Kardec trata da lucidez no
contexto do sonambulismo, como na passagem abaixo:
“Se a ação do
fluido magnético é hoje um ponto geralmente admitido, o mesmo não se dá em
relação às faculdades sonambúlicas, que ainda encontram muitos incrédulos no
mundo oficial, sobretudo no que toca às questões médicas. .... O mesmo se dará
em breve com a lucidez intuitiva...” (Emprego oficial do magnetismo animal. Revista
Espírita, outubro de 1858)
Sob a ótica
espírita, Richet deu um passo atrás, abandonando, por exemplo, a diferenciação
entre mediunidade e hipnotismo, preocupado que estava em colher evidências que
mostrassem a existência de conhecimentos não oriundos da aprendizagem, que ele deu
o nome de criptestesia, abrangendo uma fenomenologia extensa. Posteriormente,
na parapsicologia, Rhine iria fazer algo semelhante, estudando apenas a
telepatia, que como vimos, era considerada por Richet como um caso específico
dos fenômenos de lucidez.
No final do seu
livro “O sexto sentido”, Richet admite que uma “...ciência tem duas fases. A
primeira é a constatação de fenômenos. A segunda é a sua teoria explicativa.”
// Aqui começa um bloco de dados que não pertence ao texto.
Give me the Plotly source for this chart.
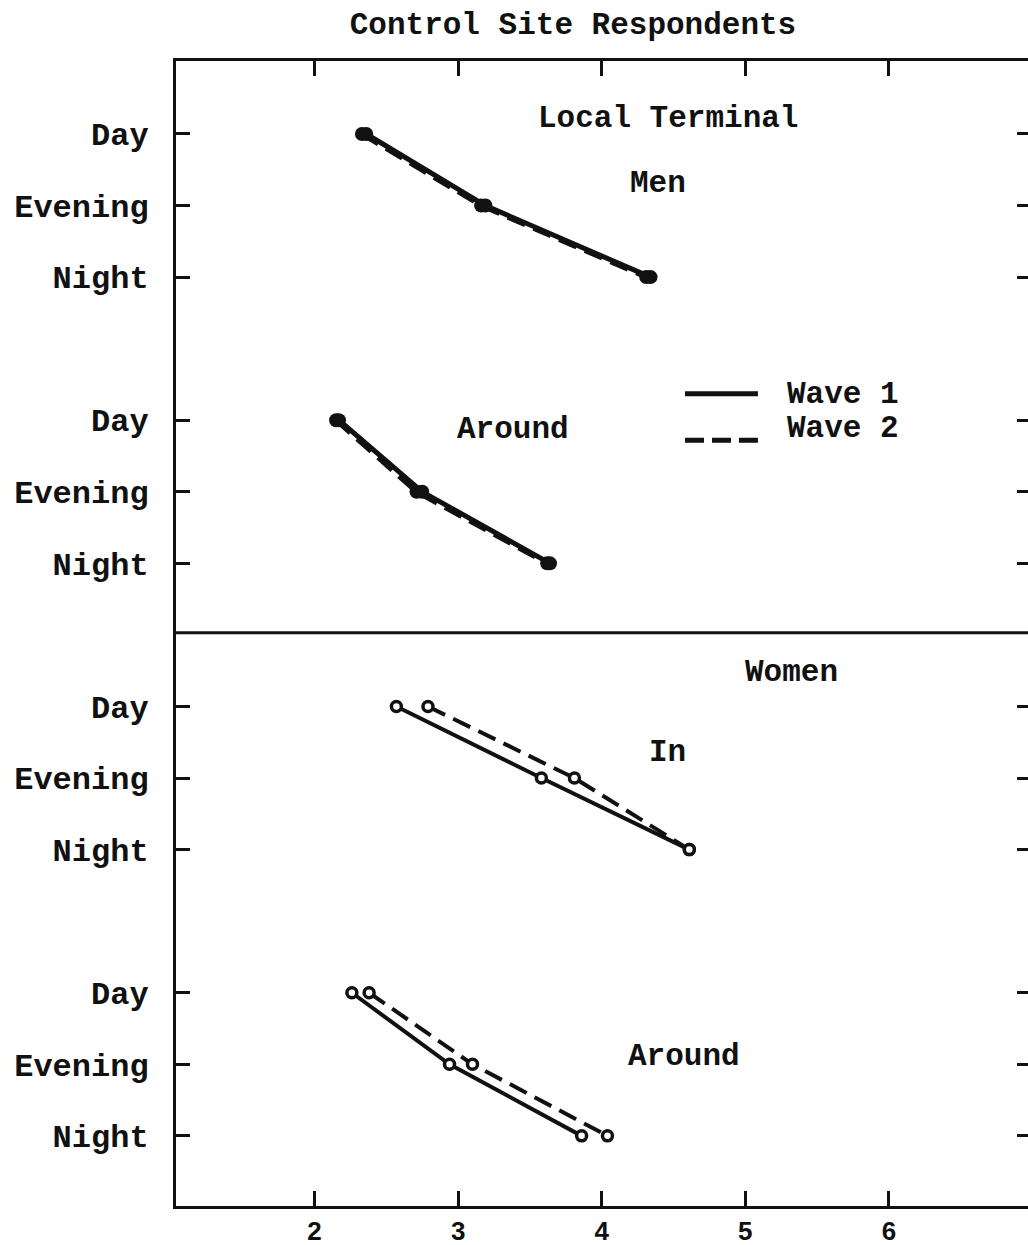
import plotly.graph_objects as go

# ---- data ----
times = ["Day", "Evening", "Night"]
panels = ["Local Terminal Men", "Around Men", "In Women", "Around Women"]
men_lt_w1 = [2.36, 3.19, 4.34]
men_lt_w2 = [2.33, 3.16, 4.31]
men_around_w1 = [2.17, 2.75, 3.64]
men_around_w2 = [2.15, 2.71, 3.62]
women_in_w1 = [2.57, 3.58, 4.61]
women_in_w2 = [2.79, 3.81, 4.61]
women_around_w1 = [2.26, 2.94, 3.86]
women_around_w2 = [2.38, 3.10, 4.04]
x_ticks = [2, 3, 4, 5, 6]
x_ticklabels = ["2", "3", "4", "5", "6"]

groups = [
    (men_lt_w1, men_lt_w2, "men"),
    (men_around_w1, men_around_w2, "men"),
    (women_in_w1, women_in_w2, "women"),
    (women_around_w1, women_around_w2, "women"),
]

MONO = "Liberation Mono"
INK = "#111111"

fig = go.Figure()

y_tickvals, y_ticktext = [], []
for g, (w1, w2, sex) in enumerate(groups):
    ys = [4 * g + t for t in range(len(times))]
    y_tickvals += ys
    y_ticktext += times
    if sex == "men":
        mk = dict(symbol="circle", size=14, color=INK, line=dict(width=0))
        lw = 5
    else:
        mk = dict(symbol="circle", size=10, color="white", line=dict(width=3.5, color=INK))
        lw = 4
    fig.add_trace(go.Scatter(x=w2, y=ys, mode="lines+markers",
                             line=dict(color=INK, width=lw, dash="19px,9px"),
                             marker=mk, showlegend=False, hoverinfo="skip"))
    fig.add_trace(go.Scatter(x=w1, y=ys, mode="lines+markers",
                             line=dict(color=INK, width=lw),
                             marker=mk, showlegend=False, hoverinfo="skip"))

# invisible trace to carry the right-hand tick axis
fig.add_trace(go.Scatter(x=[], y=[], yaxis="y2", showlegend=False, hoverinfo="skip"))

yrange = [14.98, -1.02]

fig.update_layout(
    width=1028, height=1245,
    margin=dict(l=176, r=0, t=61, b=39, autoexpand=False),
    paper_bgcolor="white", plot_bgcolor="white",
    title=dict(text="Control Site Respondents", x=573 / 1028, xanchor="center",
               y=1 - 23 / 1245, yanchor="middle",
               font=dict(family=MONO, size=31, color=INK, weight="bold")),
    xaxis=dict(range=[1.035, 6.969], tickvals=x_ticks, ticktext=x_ticklabels,
               ticks="inside", ticklen=15, tickwidth=3, tickcolor=INK,
               showline=True, linewidth=3, linecolor=INK, mirror="ticks",
               showgrid=False, zeroline=False, automargin=False,
               ticklabelstandoff=0,
               tickfont=dict(family="Liberation Sans", size=26, color=INK, weight="bold")),
    yaxis=dict(range=yrange, tickvals=y_tickvals, ticktext=y_ticktext,
               ticks="inside", ticklen=14, tickwidth=3, tickcolor=INK,
               showline=True, linewidth=3, linecolor=INK,
               showgrid=False, zeroline=False, automargin=False,
               ticklabelstandoff=18,
               tickfont=dict(family=MONO, size=32, color=INK, weight="bold")),
    yaxis2=dict(range=yrange, tickvals=y_tickvals, overlaying="y", side="right",
                anchor="x", ticks="inside", ticklen=11, tickwidth=3, tickcolor=INK,
                showticklabels=False, showline=False, showgrid=False,
                zeroline=False, automargin=False),
)

# divider between men and women panels
fig.add_shape(type="line", xref="paper", x0=0, x1=1, yref="y", y0=6.97, y1=6.97,
              line=dict(color=INK, width=3))

# legend drawn inside the plot
fig.add_shape(type="line", x0=4.58, x1=5.088, y0=3.63, y1=3.63,
              line=dict(color=INK, width=5))
fig.add_shape(type="line", x0=4.58, x1=5.088, y0=4.28, y1=4.28,
              line=dict(color=INK, width=5, dash="19px,8px"))

def label(text, x, y, anchor="center"):
    fig.add_annotation(x=x, y=y, text=text, showarrow=False, xanchor=anchor,
                       yanchor="middle",
                       font=dict(family=MONO, size=31, color=INK, weight="bold"))

label("Wave 1", 5.276, 3.64, "left")
label("Wave 2", 5.276, 4.12, "left")
label("Local Terminal", 4.462, -0.21)
label("Men", 4.392, 0.69)
label("Around", 3.382, 4.13)
label("Women", 5.325, 7.52)
label("In", 4.455, 8.64)
label("Around", 4.573, 12.89)

fig.write_html("out.html")
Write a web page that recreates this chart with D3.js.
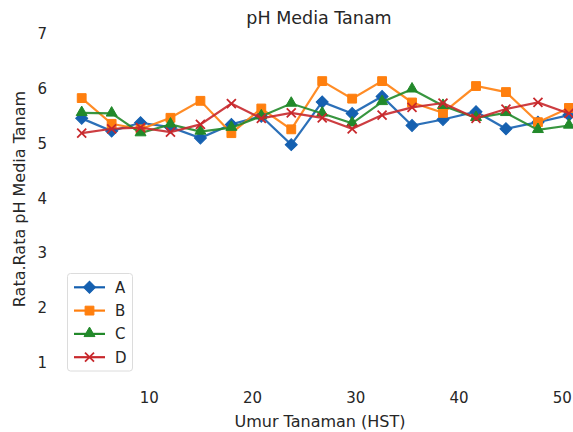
<!DOCTYPE html>
<html><head><meta charset="utf-8">
<script src="https://cdn.jsdelivr.net/npm/d3@7"></script>
<style>body{margin:0;background:#fff}svg{display:block}text{font-family:"DejaVu Sans",sans-serif;fill:#262626}</style>
</head><body><svg id="c" width="573" height="432"></svg>
<script>
const days = [3.5, 6.4, 9.2, 12.1, 15.0, 18.0, 20.9, 23.8, 26.8, 29.7, 32.6, 35.5, 38.5, 41.7, 44.6, 47.7, 50.7];
const seriesA = [5.46, 5.23, 5.38, 5.30, 5.10, 5.35, 5.50, 4.98, 5.76, 5.55, 5.86, 5.33, 5.44, 5.58, 5.27, 5.39, 5.52];
const seriesB = [5.83, 5.36, 5.26, 5.47, 5.78, 5.19, 5.64, 5.26, 6.14, 5.82, 6.14, 5.75, 5.56, 6.05, 5.94, 5.39, 5.65];
const seriesC = [5.56, 5.55, 5.19, 5.35, 5.22, 5.29, 5.50, 5.73, 5.55, 5.37, 5.76, 5.99, 5.69, 5.47, 5.56, 5.25, 5.33];
const seriesD = [5.19, 5.27, 5.29, 5.21, 5.35, 5.73, 5.46, 5.56, 5.47, 5.27, 5.52, 5.66, 5.74, 5.46, 5.63, 5.75, 5.55];
const seriesNames = ["A", "B", "C", "D"];
const xTicks = [10, 20, 30, 40, 50];
const yTicks = [1, 2, 3, 4, 5, 6, 7];
const colors = ["#1560b0", "#ff7f0e", "#22892a", "#c8282c"];
const symbols = ["diamond", "square", "triangle", "x"];
const titleText = "pH Media Tanam";
const xLabel = "Umur Tanaman (HST)";
const yLabel = "Rata.Rata pH Media Tanam";

const svg = d3.select("#c");
const x = d3.scaleLinear().domain([10, 50]).range([148.8, 561.7]);
const y = d3.scaleLinear().domain([1, 7]).range([362.7, 34]);

const data = [seriesA, seriesB, seriesC, seriesD].map((vals, i) => ({
  name: seriesNames[i], color: colors[i], symbol: symbols[i],
  points: vals.map((v, j) => ({x: days[j], y: v}))
}));

function marker(sel, kind, color) {
  if (kind === "diamond") {
    sel.append("path").attr("d", d3.symbol(d3.symbolSquare, 72)()).attr("transform", "rotate(45)")
      .attr("fill", color).attr("stroke", color).attr("stroke-width", 1);
  } else if (kind === "square") {
    sel.append("path").attr("d", d3.symbol(d3.symbolSquare, 78)()).attr("fill", color).attr("stroke", color).attr("stroke-width", 1);
  } else if (kind === "triangle") {
    sel.append("path").attr("d", d3.symbol(d3.symbolTriangle, 52)()).attr("transform", "translate(0,-0.5)")
      .attr("fill", color).attr("stroke", color).attr("stroke-width", 1);
  } else {
    sel.append("path").attr("d", "M-4.5,-4.5L4.5,4.5M-4.5,4.5L4.5,-4.5").attr("fill", "none").attr("stroke", color).attr("stroke-width", 1.8);
  }
}

// axes (labels only, no lines/ticks)
const xAxis = d3.axisBottom(x).tickValues(xTicks).tickFormat(d3.format("d")).tickSize(0).tickPadding(0);
const gx = svg.append("g").attr("transform", "translate(0,398)").call(xAxis);
gx.select(".domain").remove();
gx.selectAll("text").attr("font-size", 15).attr("dy", "0.36em").attr("y", 0).style("font-family", "DejaVu Sans").attr("fill", "#262626");

const yAxis = d3.axisLeft(y).tickValues(yTicks).tickFormat(d3.format("d")).tickSize(0).tickPadding(0);
const gy = svg.append("g").attr("transform", "translate(47,0)").call(yAxis);
gy.select(".domain").remove();
gy.selectAll("text").attr("font-size", 15).style("font-family", "DejaVu Sans").attr("fill", "#262626");

svg.append("text").attr("x", 319).attr("y", 24).attr("text-anchor", "middle").attr("font-size", 17.5).text(titleText);
svg.append("text").attr("x", 320).attr("y", 427).attr("text-anchor", "middle").attr("font-size", 16).text(xLabel);
svg.append("text").attr("transform", "translate(25,199) rotate(-90)").attr("text-anchor", "middle").attr("font-size", 16).text(yLabel);

const line = d3.line().x(d => x(d.x)).y(d => y(d.y));
data.forEach(s => {
  const g = svg.append("g");
  g.append("path").attr("d", line(s.points)).attr("fill", "none").attr("stroke", s.color).attr("stroke-width", 2.2).attr("stroke-opacity", 0.9);
  s.points.forEach(p => {
    const mg = g.append("g").attr("transform", `translate(${x(p.x)},${y(p.y)})`);
    marker(mg, s.symbol, s.color);
  });
});

// legend
const lg = svg.append("g");
lg.append("rect").attr("x", 67.5).attr("y", 273.5).attr("width", 65).attr("height", 97.5).attr("rx", 3)
  .attr("fill", "#fff").attr("fill-opacity", 0.8).attr("stroke", "#dcdcdc").attr("stroke-width", 1);
data.forEach((s, i) => {
  const yy = 287.3 + i * 23.3;
  lg.append("line").attr("x1", 74).attr("x2", 105).attr("y1", yy).attr("y2", yy).attr("stroke", s.color).attr("stroke-width", 2.2);
  marker(lg.append("g").attr("transform", `translate(89.5,${yy})`), s.symbol, s.color);
  lg.append("text").attr("x", 115).attr("y", yy).attr("dy", "0.36em").attr("font-size", 15).text(s.name);
});
</script></body></html>
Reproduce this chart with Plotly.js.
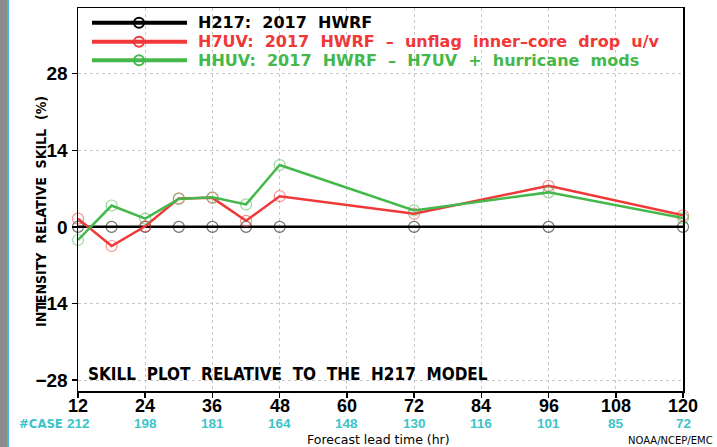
<!DOCTYPE html>
<html>
<head>
<meta charset="utf-8">
<script src="https://cdn.plot.ly/plotly-3.0.1.min.js"></script>
<style>
  html, body { margin: 0; padding: 0; background: #fff; }
  #plot { width: 717px; height: 447px; }
</style>
</head>
<body>
<div id="plot"></div>
<script>
// skill relative to H217, intensity (%)
var leadTimes = [12, 18, 24, 30, 36, 42, 48, 72, 96, 120];
var h217 = [0, 0, 0, 0, 0, 0, 0, 0, 0, 0];
var h7uv = [1.5, -3.5, 0.1, 5.2, 5.3, 1.1, 5.6, 2.4, 7.5, 2.1];
var hhuv = [-2.4, 3.9, 1.5, 5.1, 5.4, 4.1, 11.3, 3.0, 6.3, 1.6];

var tickHours = [12, 24, 36, 48, 60, 72, 84, 96, 108, 120];
var caseCounts = [212, 198, 181, 164, 148, 130, 116, 101, 85, 72];
var yTicks = [-28, -14, 0, 14, 28];
var yTickText = ['\u221228', '\u221214', '0', '14', '28'];

var seriesNames = [
    'H217:  2017  HWRF',
    'H7UV:  2017  HWRF  \u2013  unflag  inner\u2013core  drop  u/v',
    'HHUV:  2017  HWRF  \u2013  H7UV  +  hurricane  mods'
];
var seriesData = [h217, h7uv, hhuv];
var lineColors = ['#000000', '#f03838', '#44b84a'];
var markerColors = ['rgba(0,0,0,0.55)', 'rgba(240,56,56,0.55)', 'rgba(68,184,74,0.55)'];

// plot box in pixels
var L = 78, R = 683, T = 8, B = 391, W = 717, H = 447;
function px(x) { return (x - L) / (R - L); }
function py(y) { return (B - y) / (B - T); }

var data = [];
for (var i = 0; i < seriesData.length; i++) {
    data.push({
        x: leadTimes,
        y: seriesData[i],
        type: 'scatter',
        mode: 'lines+markers',
        name: seriesNames[i],
        line: { color: lineColors[i], width: 2.5 },
        marker: { symbol: 'circle-open', size: 11, color: markerColors[i], line: { width: 1.2, color: markerColors[i] } },
        showlegend: false,
        cliponaxis: false
    });
}

var shapes = [];
var annotations = [];

// legend drawn by hand
var legendY = [22.7, 41.7, 60.3];
for (var i = 0; i < seriesNames.length; i++) {
    shapes.push({
        type: 'line', xref: 'paper', yref: 'paper',
        x0: px(92), x1: px(187), y0: py(legendY[i]), y1: py(legendY[i]),
        line: { color: lineColors[i], width: 4 }
    });
    shapes.push({
        type: 'circle', xref: 'paper', yref: 'paper',
        xsizemode: 'pixel', ysizemode: 'pixel',
        xanchor: px(139), yanchor: py(legendY[i]),
        x0: -5, x1: 5, y0: -5, y1: 5,
        line: { color: lineColors[i], width: 2 }
    });
    annotations.push({
        xref: 'paper', yref: 'paper', x: px(197), y: py(legendY[i]),
        xanchor: 'left', yanchor: 'middle', showarrow: false, borderpad: 0,
        text: seriesNames[i],
        font: { family: 'DejaVu Sans', size: 16, weight: 'bold', color: lineColors[i] }
    });
}

// left window edge
shapes.push({
    type: 'rect', xref: 'paper', yref: 'paper',
    x0: px(0), x1: px(7), y0: py(H), y1: py(0),
    fillcolor: '#8c8c8c', line: { width: 0 }
});
shapes.push({
    type: 'line', xref: 'paper', yref: 'paper',
    x0: px(8), x1: px(8), y0: py(H), y1: py(0),
    line: { color: '#4cb4dc', width: 2 }
});

var tickFont = { family: 'Liberation Sans', size: 19, weight: 'bold', color: '#000' };

// x tick labels and case counts under the ticks
for (var i = 0; i < tickHours.length; i++) {
    annotations.push({
        xref: 'x', yref: 'paper', x: tickHours[i], y: py(405.5),
        xanchor: 'center', yanchor: 'middle', showarrow: false, borderpad: 0,
        text: String(tickHours[i]),
        font: { family: 'Liberation Sans', size: 18, weight: 'bold', color: '#000' }
    });
    annotations.push({
        xref: 'x', yref: 'paper', x: tickHours[i], y: py(423),
        xanchor: 'center', yanchor: 'middle', showarrow: false, borderpad: 0,
        text: String(caseCounts[i]),
        font: { family: 'Liberation Sans', size: 13.5, weight: 'bold', color: '#3cc4c8' }
    });
}
annotations.push({
    xref: 'paper', yref: 'paper', x: px(64), y: py(423),
    xanchor: 'right', yanchor: 'middle', showarrow: false, borderpad: 0,
    text: '#CASE',
    font: { family: 'DejaVu Sans Condensed', size: 13, weight: 'bold', color: '#3cc4c8' }
});

annotations.push({
    xref: 'paper', yref: 'paper', x: px(378), y: py(439.5),
    xanchor: 'center', yanchor: 'middle', showarrow: false, borderpad: 0,
    text: 'Forecast lead time (hr)',
    font: { family: 'DejaVu Sans', size: 12.5, color: '#000' }
});
annotations.push({
    xref: 'paper', yref: 'paper', x: px(41), y: py(212),
    xanchor: 'center', yanchor: 'middle', showarrow: false, textangle: -90, borderpad: 0,
    text: 'INTENSITY  RELATIVE  SKILL  (%)',
    font: { family: 'DejaVu Sans Condensed', size: 14, weight: 'bold', color: '#000' }
});
annotations.push({
    xref: 'paper', yref: 'paper', x: px(87), y: py(374),
    xanchor: 'left', yanchor: 'middle', showarrow: false, borderpad: 0,
    text: 'SKILL  PLOT  RELATIVE  TO  THE  H217  MODEL',
    font: { family: 'DejaVu Sans Condensed', size: 17, weight: 'bold', color: '#000' }
});
annotations.push({
    xref: 'paper', yref: 'paper', x: px(714), y: py(440),
    xanchor: 'right', yanchor: 'middle', showarrow: false, borderpad: 0,
    text: 'NOAA/NCEP/EMC',
    font: { family: 'DejaVu Sans', size: 10, color: '#000' }
});

var layout = {
    width: W,
    height: H,
    margin: { l: L, r: W - R, t: T, b: H - B, pad: 0 },
    paper_bgcolor: '#fff',
    plot_bgcolor: '#fff',
    showlegend: false,
    xaxis: {
        range: [12, 120],
        tickvals: tickHours,
        showticklabels: false,
        ticks: 'outside', ticklen: 5, tickwidth: 1.5, tickcolor: '#000',
        showline: true, linecolor: '#000', linewidth: 1.5, mirror: true,
        showgrid: true, gridcolor: '#c8c8c8', griddash: 'dot', gridwidth: 1,
        zeroline: false
    },
    yaxis: {
        range: [-30, 40],
        tickvals: yTicks,
        ticktext: yTickText,
        ticks: 'outside', ticklen: 5, tickwidth: 1.5, tickcolor: '#000',
        showline: true, linecolor: '#000', linewidth: 1.5, mirror: true,
        showgrid: true, gridcolor: '#c8c8c8', griddash: 'dot', gridwidth: 1,
        zeroline: true, zerolinecolor: '#000', zerolinewidth: 2,
        tickfont: tickFont
    },
    shapes: shapes,
    annotations: annotations
};

Plotly.newPlot('plot', data, layout, { displayModeBar: false, staticPlot: true });
</script>
</body>
</html>
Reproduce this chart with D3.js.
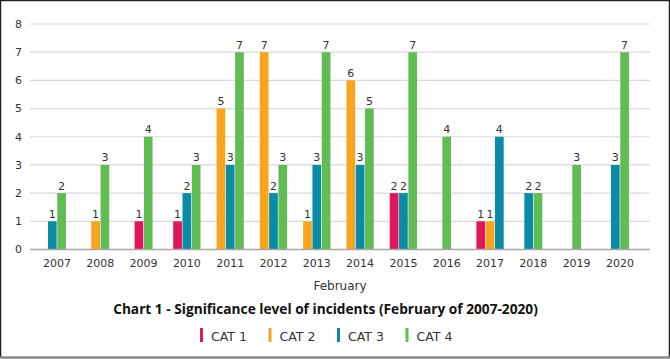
<!DOCTYPE html>
<html>
<head>
<meta charset="utf-8">
<script src="https://cdn.jsdelivr.net/npm/d3@7"></script>
<style>
  body { margin: 0; background: #fff; }
  svg { display: block; }
  text { font-family: "DejaVu Sans", sans-serif; fill: #333; }
</style>
</head>
<body>
<div class="visualisation"></div>
<script>
// Chart data
const years = ["2007", "2008", "2009", "2010", "2011", "2012", "2013",
    "2014", "2015", "2016", "2017", "2018", "2019", "2020"];
const categories = ["CAT 1", "CAT 2", "CAT 3", "CAT 4"];
const cat1 = [0, 0, 1, 1, 0, 0, 0, 0, 2, 0, 1, 0, 0, 0];
const cat2 = [0, 1, 0, 0, 5, 7, 1, 6, 0, 0, 1, 0, 0, 0];
const cat3 = [1, 0, 0, 2, 3, 2, 3, 3, 2, 0, 4, 2, 0, 3];
const cat4 = [2, 3, 4, 3, 7, 3, 7, 5, 7, 4, 0, 2, 3, 7];
const yTicks = [0, 1, 2, 3, 4, 5, 6, 7, 8];
const colors = ["#e2175b", "#f8a51d", "#0a8ba6", "#61bc53"];

// Size related variables
const width = 670;
const height = 359;
const plot = { left: 30, right: 650, top: 24, bottom: 249.5 };
const barWidth = 8.7;
const barStep = 9.3;

const svg = d3.select(".visualisation")
    .append("svg")
    .attr("width", width)
    .attr("height", height)
    .attr("viewBox", `0 0 ${width} ${height}`);

// frame
svg.append("rect")
    .attr("x", 0.5).attr("y", 0.5)
    .attr("width", width - 1).attr("height", height - 2)
    .attr("fill", "none")
    .attr("stroke", "#222")
    .attr("stroke-width", 1.5);
svg.append("line")
    .attr("x1", 0).attr("x2", width)
    .attr("y1", height - 1.5).attr("y2", height - 1.5)
    .attr("stroke", "#888")
    .attr("stroke-width", 2);

const x = d3.scaleBand()
    .domain(years)
    .range([35.3, 641.6]);

const y = d3.scaleLinear()
    .domain([0, 8])
    .range([plot.bottom, plot.top]);

// gridlines
svg.append("g")
    .selectAll("line")
    .data(yTicks.filter(d => d > 0))
    .enter()
    .append("line")
    .attr("x1", plot.left)
    .attr("x2", plot.right)
    .attr("y1", d => y(d))
    .attr("y2", d => y(d))
    .attr("stroke", "#d9d9d9")
    .attr("stroke-width", 1.2);

// y tick labels
svg.append("g")
    .selectAll("text")
    .data(yTicks)
    .enter()
    .append("text")
    .attr("x", 18.5)
    .attr("y", d => y(d))
    .attr("dy", "0.35em")
    .attr("text-anchor", "middle")
    .style("font-size", "11px")
    .text(d => d);

// bars: only non-zero categories drawn, centred within each year
const series = [cat1, cat2, cat3, cat4];
const table = years.map((yr, i) => {
    const present = series
        .map((s, k) => ({ key: k, value: s[i] }))
        .filter(d => d.value > 0);
    const total = present.length * barStep - (barStep - barWidth);
    const start = x(yr) + x.bandwidth() / 2 - total / 2;
    present.forEach((d, j) => { d.x = start + j * barStep; });
    return { year: yr, bars: present };
});

const groups = svg.append("g")
    .selectAll("g")
    .data(table)
    .enter()
    .append("g");

groups.selectAll("rect")
    .data(d => d.bars)
    .enter()
    .append("rect")
    .attr("x", d => d.x)
    .attr("y", d => y(d.value))
    .attr("width", barWidth)
    .attr("height", d => y(0) - y(d.value))
    .attr("fill", d => colors[d.key]);

groups.selectAll("text")
    .data(d => d.bars)
    .enter()
    .append("text")
    .attr("x", d => d.x + barWidth / 2)
    .attr("y", d => y(d.value) - 3.5)
    .attr("text-anchor", "middle")
    .style("font-size", "11px")
    .text(d => d.value);

// x axis baseline
svg.append("line")
    .attr("x1", plot.left)
    .attr("x2", plot.right)
    .attr("y1", y(0))
    .attr("y2", y(0))
    .attr("stroke", "#a6a6a6")
    .attr("stroke-width", 1.6);

// year labels
svg.append("g")
    .selectAll("text")
    .data(years)
    .enter()
    .append("text")
    .attr("x", d => x(d) + x.bandwidth() / 2)
    .attr("y", 267)
    .attr("text-anchor", "middle")
    .style("font-size", "11px")
    .text(d => d);

svg.append("text")
    .attr("x", 340)
    .attr("y", 290)
    .attr("text-anchor", "middle")
    .style("font-size", "12px")
    .text("February");

svg.append("text")
    .attr("x", 325.5)
    .attr("y", 313.5)
    .attr("text-anchor", "middle")
    .style("font-family", "'Open Sans', sans-serif")
    .style("font-weight", "bold")
    .style("font-size", "13.7px")
    .style("fill", "#111")
    .text("Chart 1 - Significance level of incidents (February of 2007-2020)");

// legend
const legend = svg.append("g")
    .selectAll("g")
    .data(categories)
    .enter()
    .append("g")
    .attr("transform", (d, i) => `translate(${200 + i * 68.5},328)`);

legend.append("rect")
    .attr("width", 3)
    .attr("height", 14)
    .attr("fill", (d, i) => colors[i]);

legend.append("text")
    .attr("x", 11)
    .attr("y", 13)
    .style("font-size", "12.5px")
    .text(d => d);
</script>
</body>
</html>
(p. 271) e ele admite que avançou apenas até a constatação de fenômenos, e que
a teoria explicativa viria depois. Ele admite que diversas explicações poderiam
ser válidas como “a telepatia ou ingerência dos espíritos, ou hiperestesia
anormal dos sentidos normais” (p. 271).
Sobre a hipnose, ele afirma que ela é capaz de aumentar a obtenção de fenômenos de criptestesia.
Richet parece
ter sido relegado à história da parapsicologia nos dias de hoje, e lido apenas
pelos espíritas mais estudiosos, capazes de valorizar seu projeto de pesquisa e
os resultados que obteve, sem se importarem com a questão da aceitação ou não
do pensamento e da teoria espíritas.
Fontes:
Richet, Charles.
Tratado de metapsíquica (tomo I). 2 ed. São Paulo: LAKE, 2008.
Richet, Charles.
O sexto sentido. São Paulo: Sociedade Metapsíquica de São Paulo, 1940.